Opinion
Civil Action No. 03-3881.
April 4, 2004
MEMORANDUM AND ORDER
The Plaintiff has filed a motion to compel answers to interrogatories and document requests in this sexual harassment case. The Defendant has refused to respond to any of the discovery requests, citing the Scheduling Order, in which the Honorable Bruce Kauffman, to whom the case is assigned, included the following language:
Interrogatories and Requests for Production may be utilized only to the extent the parties' Initial Disclosures appear incomplete.
Scheduling Order, at ¶ 2. The Defendant complains that the Plaintiff has requested discovery without even alleging that the initial disclosures were incomplete. Neither side has provided the initial disclosures, which makes it impossible for the court to determine what, if anything, is lacking.

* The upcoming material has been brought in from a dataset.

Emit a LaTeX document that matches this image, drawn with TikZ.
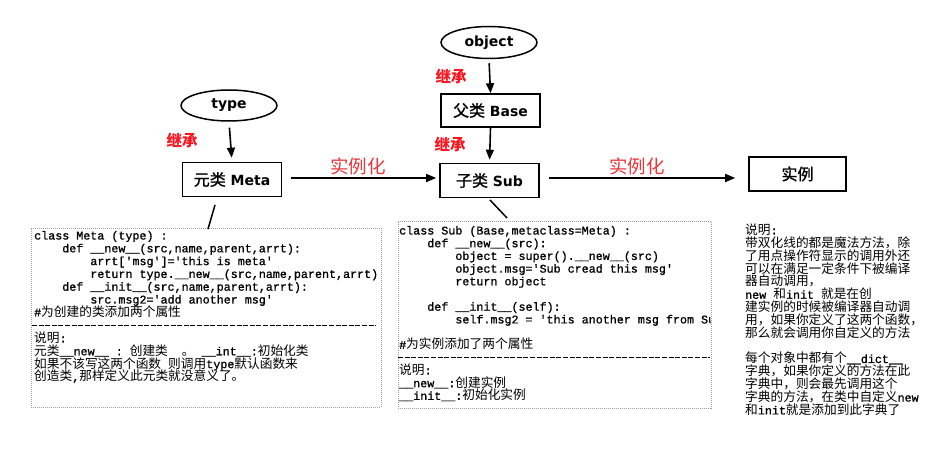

Pursuant to Federal Rule of Civil Procedure 26(b)(2), the court may limit discovery if it determines that the discovery is unreasonably cumulative, burdensome, unreasonably expensive, or if the party seeking discovery already had ample opportunity to obtain the discovery. Fed.R.Civ.P. 26(b)(2). The Defendant implies that the discovery obtained during the administrative proceedings render the requests at issue duplicative and burdensome to "a small family business." See Response, at 3. We do not find that the 19 numbered interrogatories and 22 numbered document requests are burdensome. In fact, review of the Plaintiff's requests reveals that the Plaintiff has strictly limited the information sought. For example, when asking for a list of the employees, the Plaintiff has limited it, not only by time frame — April, 2000 through June, 2001, but also seeks only information regarding employees who worked the shifts that the individual plaintiffs did. Therefore, we do not find the requests to be burdensome, even to "a small family business."
As for the objection that the Defendant may have provided relevant information during the administrative investigation, although we see some overlap between the information now sought at that sought in the administrative proceeding, we also note that many of the interrogatories seek more detailed information. Where appropriate, we see no harm in instructing the Defendant that it may refer to prior disclosures, produced in either in the administrative proceeding or in its initial disclosures, in responding to these requests. To the extent the Plaintiff seeks information that has not been produced previously, we expect the Defendant to provide full and complete responses within ten days of the entry of the attached Order.